## Start Available data
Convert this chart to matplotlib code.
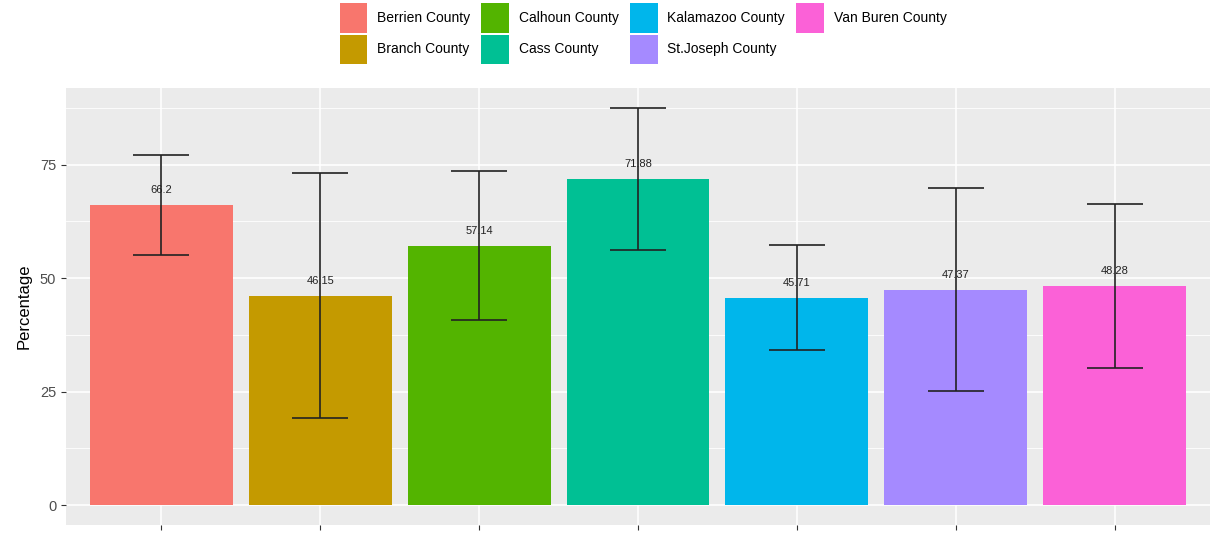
import matplotlib
matplotlib.use("Agg")
import matplotlib.pyplot as plt
from matplotlib.patches import Patch

counties = ["Berrien County", "Branch County", "Calhoun County", "Cass County",
            "Kalamazoo County", "St.Joseph County", "Van Buren County"]
values = [66.2, 46.15, 57.14, 71.88, 45.71, 47.37, 48.28]
lower = [55.2, 19.1, 40.7, 56.3, 34.1, 25.1, 30.1]
upper = [77.2, 73.2, 73.7, 87.5, 57.4, 69.9, 66.4]
labels = ["66.2", "46.15", "57.14", "71.88", "45.71", "47.37", "48.28"]
colors = ["#F8766D", "#C49A00", "#53B400", "#00C094", "#00B6EB", "#A58AFF", "#FB61D7"]
yticks = [0, 25, 50, 75]

plt.rcParams['font.family'] = ['Liberation Sans', 'DejaVu Sans']

fig = plt.figure(figsize=(12.19, 5.37), dpi=100)
ax = fig.add_axes([66/1219, 12/537, (1210-66)/1219, (525-88)/537])
ax.set_facecolor("#EBEBEB")
for s in ax.spines.values():
    s.set_visible(False)

x = list(range(1, len(counties) + 1))
ax.set_xlim(0.4, len(counties) + 0.6)
ax.set_ylim(-4.4, 91.9)

# grid
for yv in [12.5, 37.5, 62.5, 87.5]:
    ax.axhline(yv, color="white", lw=0.6, zorder=0)
for yv in yticks:
    ax.axhline(yv, color="white", lw=1.2, zorder=0)
for xv in x:
    ax.axvline(xv, color="white", lw=1.1, zorder=0)

ax.bar(x, values, width=0.9, color=colors, zorder=2)
yerr = [[v - l for v, l in zip(values, lower)], [u - v for v, u in zip(values, upper)]]
ax.errorbar(x, values, yerr=yerr, fmt='none', ecolor="#222222", elinewidth=1.2,
            capsize=20, capthick=1.2, zorder=3)
for xi, v, t in zip(x, values, labels):
    ax.annotate(t, (xi, v), xytext=(0, 7), textcoords="offset points",
                ha="center", va="bottom", fontsize=8, color="#222222", zorder=4)

ax.set_xticks(x)
ax.set_xticklabels([""] * len(x))
ax.set_yticks(yticks)
ax.set_yticklabels([str(v) for v in yticks])
ax.tick_params(axis="both", colors="#333333", length=3.5, width=0.8, labelsize=10.5,
               labelcolor="#4D4D4D")
ax.set_ylabel("Percentage", fontsize=12, color="black", labelpad=6)

handles = [Patch(facecolor=c, edgecolor="none") for c in colors]
fig.legend(handles, counties, loc="upper center", bbox_to_anchor=(643/1219, 1.0),
           ncol=4, frameon=False, fontsize=10, handlelength=2.0, handleheight=2.85,
           handletextpad=0.7, columnspacing=0.8, labelspacing=0.15,
           borderaxespad=0.1, borderpad=0.15)

fig.savefig("out.png", dpi=100)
## End Available data
_Request_
Transcribe the material exactly, and leave out whatever pictures it holds.

_Output_
Convert this chart to matplotlib code.
import matplotlib
matplotlib.use("Agg")
import matplotlib.pyplot as plt
from matplotlib.patches import Patch

counties = ["Berrien County", "Branch County", "Calhoun County", "Cass County",
            "Kalamazoo County", "St.Joseph County", "Van Buren County"]
values = [66.2, 46.15, 57.14, 71.88, 45.71, 47.37, 48.28]
lower = [55.2, 19.1, 40.7, 56.3, 34.1, 25.1, 30.1]
upper = [77.2, 73.2, 73.7, 87.5, 57.4, 69.9, 66.4]
labels = ["66.2", "46.15", "57.14", "71.88", "45.71", "47.37", "48.28"]
colors = ["#F8766D", "#C49A00", "#53B400", "#00C094", "#00B6EB", "#A58AFF", "#FB61D7"]
yticks = [0, 25, 50, 75]

plt.rcParams['font.family'] = ['Liberation Sans', 'DejaVu Sans']

fig = plt.figure(figsize=(12.19, 5.37), dpi=100)
ax = fig.add_axes([66/1219, 12/537, (1210-66)/1219, (525-88)/537])
ax.set_facecolor("#EBEBEB")
for s in ax.spines.values():
    s.set_visible(False)

x = list(range(1, len(counties) + 1))
ax.set_xlim(0.4, len(counties) + 0.6)
ax.set_ylim(-4.4, 91.9)

# grid
for yv in [12.5, 37.5, 62.5, 87.5]:
    ax.axhline(yv, color="white", lw=0.6, zorder=0)
for yv in yticks:
    ax.axhline(yv, color="white", lw=1.2, zorder=0)
for xv in x:
    ax.axvline(xv, color="white", lw=1.1, zorder=0)

ax.bar(x, values, width=0.9, color=colors, zorder=2)
yerr = [[v - l for v, l in zip(values, lower)], [u - v for v, u in zip(values, upper)]]
ax.errorbar(x, values, yerr=yerr, fmt='none', ecolor="#222222", elinewidth=1.2,
            capsize=20, capthick=1.2, zorder=3)
for xi, v, t in zip(x, values, labels):
    ax.annotate(t, (xi, v), xytext=(0, 7), textcoords="offset points",
                ha="center", va="bottom", fontsize=8, color="#222222", zorder=4)

ax.set_xticks(x)
ax.set_xticklabels([""] * len(x))
ax.set_yticks(yticks)
ax.set_yticklabels([str(v) for v in yticks])
ax.tick_params(axis="both", colors="#333333", length=3.5, width=0.8, labelsize=10.5,
               labelcolor="#4D4D4D")
ax.set_ylabel("Percentage", fontsize=12, color="black", labelpad=6)

handles = [Patch(facecolor=c, edgecolor="none") for c in colors]
fig.legend(handles, counties, loc="upper center", bbox_to_anchor=(643/1219, 1.0),
           ncol=4, frameon=False, fontsize=10, handlelength=2.0, handleheight=2.85,
           handletextpad=0.7, columnspacing=0.8, labelspacing=0.15,
           borderaxespad=0.1, borderpad=0.15)

fig.savefig("out.png", dpi=100)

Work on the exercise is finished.